Restate the data below word for word. Skip any images it contains.
........
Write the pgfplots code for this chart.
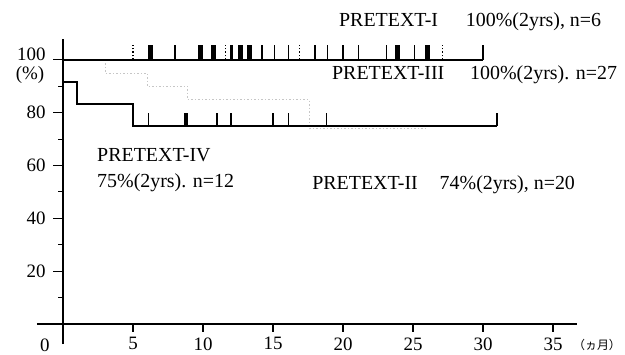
\documentclass[border=0pt]{standalone}
\usepackage{fontspec}
\setmainfont{Liberation Serif}
\newfontfamily\cjk{Noto Sans CJK JP}
\usepackage{pgfplots}
\pgfplotsset{compat=1.18}
\pgfdeclareplotmark{cens}{\pgfpathmoveto{\pgfpointorigin}\pgfpathlineto{\pgfqpoint{0pt}{\pgfplotmarksize}}\pgfusepathqstroke}
\newcommand{\lbl}{\fontsize{20}{24}\selectfont}
\begin{document}
\begin{tikzpicture}
\begin{axis}[
  x=14bp, y=2.64bp,
  xmin=-1.86, xmax=36.71, ymin=-7.6, ymax=108,
  axis lines=middle,
  axis line style={-, line width=1.3bp},
  clip=false,
  xtick={5,10,...,35},
  ytick={20,40,60,80},
  extra y ticks={100},
  extra y tick style={yticklabel style={yshift=6bp}},
  minor ytick={10,30,50,70,90},
  tick align=outside,
  major tick length=10bp,
  minor tick length=5bp,
  xtick style={/pgfplots/major tick length=8bp},
  tick style={line width=1.1bp, black},
  tick label style={font=\fontsize{19}{22}\selectfont},
  yticklabel style={xshift=-4bp},
  /pgf/number format/assume math mode=true,
]
% PRETEXT-II (faint in the reproduction)
\addplot[gray!45, line width=1bp, dash pattern=on 1.5bp off 2bp] coordinates {
 (0,100) (3,100) (3,95) (6,95) (6,90) (8.9,90) (8.9,85) (17.6,85) (17.6,74) (26,74)};
% PRETEXT-I / III
\addplot[black, line width=1.6bp] coordinates {(0,100) (30,100)};
% PRETEXT-IV
\addplot[black, line width=1.6bp] coordinates {
 (0,100) (0,91.7) (1,91.7) (1,83.3) (5,83.3) (5,75) (31,75)};
% censor marks, top: single
\addplot[only marks, mark=cens, mark size=14.5bp, mark options={line width=1.4bp, black}] coordinates {
 (8.0,100) (14.2,100) (15.1,100) (16.1,100) (18.0,100) (18.9,100) (20.0,100)
 (21.1,100) (23.1,100) (25.1,100) (30.0,100)};
% censor marks, top: dense blocks
\addplot[only marks, mark=cens, mark size=14.5bp, mark options={line width=5bp, black}] coordinates {
 (6.25,100) (9.8,100) (10.75,100) (12.65,100) (13.3,100) (23.9,100) (26.05,100)};
\addplot[only marks, mark=cens, mark size=14.5bp, mark options={line width=3bp, black}] coordinates {
 (12.0,100)};
% censor marks, top: dotted
\addplot[only marks, mark=cens, mark size=14.5bp, mark options={line width=1.4bp, black, dash pattern=on 1.5bp off 2bp}] coordinates {
 (5.0,100) (11.6,100) (16.9,100) (27.1,100)};
% censor marks, lower
\addplot[only marks, mark=cens, mark size=13bp, mark options={line width=1.4bp, black}] coordinates {
 (6.1,75) (11.0,75) (12.0,75) (15.0,75) (16.1,75) (18.8,75) (31.0,75)};
\addplot[only marks, mark=cens, mark size=13bp, mark options={line width=4bp, black}] coordinates {
 (8.8,75)};
% labels
\node[anchor=west, inner sep=0] at (axis cs:19.71,114.4) {\lbl PRETEXT-I\hspace{1.4em}100\%(2yrs), n=6};
\node[anchor=west, inner sep=0] at (axis cs:19.21,94.3) {\lbl PRETEXT-III\hspace{1.3em}100\%(2yrs). n=27};
\node[anchor=west, inner sep=0] at (axis cs:2.43,63.9) {\lbl PRETEXT-IV};
\node[anchor=west, inner sep=0] at (axis cs:2.43,53.6) {\lbl 75\%(2yrs). n=12};
\node[anchor=west, inner sep=0] at (axis cs:17.79,52.9) {\lbl PRETEXT-II\hspace{1.1em}74\%(2yrs), n=20};
\node[inner sep=0] at (axis cs:-2.36,94.3) {\fontsize{19}{22}\selectfont (\%)};
\node[inner sep=0] at (axis cs:-1.29,-8) {\fontsize{19}{22}\selectfont 0};
\node[inner sep=0] at (axis cs:38.14,-8) {\cjk\fontsize{12}{14}\selectfont （ヵ月）};
\coordinate (BL) at (axis cs:-4.5,-11.74);
\coordinate (TR) at (axis cs:40.14,122.7);
\end{axis}
\pgfresetboundingbox
\path[use as bounding box] (BL) rectangle (TR);
\end{tikzpicture}
\end{document}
........
▸ Result:
Write the pgfplots code for this chart.
\documentclass[border=0pt]{standalone}
\usepackage{fontspec}
\setmainfont{Liberation Serif}
\newfontfamily\cjk{Noto Sans CJK JP}
\usepackage{pgfplots}
\pgfplotsset{compat=1.18}
\pgfdeclareplotmark{cens}{\pgfpathmoveto{\pgfpointorigin}\pgfpathlineto{\pgfqpoint{0pt}{\pgfplotmarksize}}\pgfusepathqstroke}
\newcommand{\lbl}{\fontsize{20}{24}\selectfont}
\begin{document}
\begin{tikzpicture}
\begin{axis}[
  x=14bp, y=2.64bp,
  xmin=-1.86, xmax=36.71, ymin=-7.6, ymax=108,
  axis lines=middle,
  axis line style={-, line width=1.3bp},
  clip=false,
  xtick={5,10,...,35},
  ytick={20,40,60,80},
  extra y ticks={100},
  extra y tick style={yticklabel style={yshift=6bp}},
  minor ytick={10,30,50,70,90},
  tick align=outside,
  major tick length=10bp,
  minor tick length=5bp,
  xtick style={/pgfplots/major tick length=8bp},
  tick style={line width=1.1bp, black},
  tick label style={font=\fontsize{19}{22}\selectfont},
  yticklabel style={xshift=-4bp},
  /pgf/number format/assume math mode=true,
]
% PRETEXT-II (faint in the reproduction)
\addplot[gray!45, line width=1bp, dash pattern=on 1.5bp off 2bp] coordinates {
 (0,100) (3,100) (3,95) (6,95) (6,90) (8.9,90) (8.9,85) (17.6,85) (17.6,74) (26,74)};
% PRETEXT-I / III
\addplot[black, line width=1.6bp] coordinates {(0,100) (30,100)};
% PRETEXT-IV
\addplot[black, line width=1.6bp] coordinates {
 (0,100) (0,91.7) (1,91.7) (1,83.3) (5,83.3) (5,75) (31,75)};
% censor marks, top: single
\addplot[only marks, mark=cens, mark size=14.5bp, mark options={line width=1.4bp, black}] coordinates {
 (8.0,100) (14.2,100) (15.1,100) (16.1,100) (18.0,100) (18.9,100) (20.0,100)
 (21.1,100) (23.1,100) (25.1,100) (30.0,100)};
% censor marks, top: dense blocks
\addplot[only marks, mark=cens, mark size=14.5bp, mark options={line width=5bp, black}] coordinates {
 (6.25,100) (9.8,100) (10.75,100) (12.65,100) (13.3,100) (23.9,100) (26.05,100)};
\addplot[only marks, mark=cens, mark size=14.5bp, mark options={line width=3bp, black}] coordinates {
 (12.0,100)};
% censor marks, top: dotted
\addplot[only marks, mark=cens, mark size=14.5bp, mark options={line width=1.4bp, black, dash pattern=on 1.5bp off 2bp}] coordinates {
 (5.0,100) (11.6,100) (16.9,100) (27.1,100)};
% censor marks, lower
\addplot[only marks, mark=cens, mark size=13bp, mark options={line width=1.4bp, black}] coordinates {
 (6.1,75) (11.0,75) (12.0,75) (15.0,75) (16.1,75) (18.8,75) (31.0,75)};
\addplot[only marks, mark=cens, mark size=13bp, mark options={line width=4bp, black}] coordinates {
 (8.8,75)};
% labels
\node[anchor=west, inner sep=0] at (axis cs:19.71,114.4) {\lbl PRETEXT-I\hspace{1.4em}100\%(2yrs), n=6};
\node[anchor=west, inner sep=0] at (axis cs:19.21,94.3) {\lbl PRETEXT-III\hspace{1.3em}100\%(2yrs). n=27};
\node[anchor=west, inner sep=0] at (axis cs:2.43,63.9) {\lbl PRETEXT-IV};
\node[anchor=west, inner sep=0] at (axis cs:2.43,53.6) {\lbl 75\%(2yrs). n=12};
\node[anchor=west, inner sep=0] at (axis cs:17.79,52.9) {\lbl PRETEXT-II\hspace{1.1em}74\%(2yrs), n=20};
\node[inner sep=0] at (axis cs:-2.36,94.3) {\fontsize{19}{22}\selectfont (\%)};
\node[inner sep=0] at (axis cs:-1.29,-8) {\fontsize{19}{22}\selectfont 0};
\node[inner sep=0] at (axis cs:38.14,-8) {\cjk\fontsize{12}{14}\selectfont （ヵ月）};
\coordinate (BL) at (axis cs:-4.5,-11.74);
\coordinate (TR) at (axis cs:40.14,122.7);
\end{axis}
\pgfresetboundingbox
\path[use as bounding box] (BL) rectangle (TR);
\end{tikzpicture}
\end{document}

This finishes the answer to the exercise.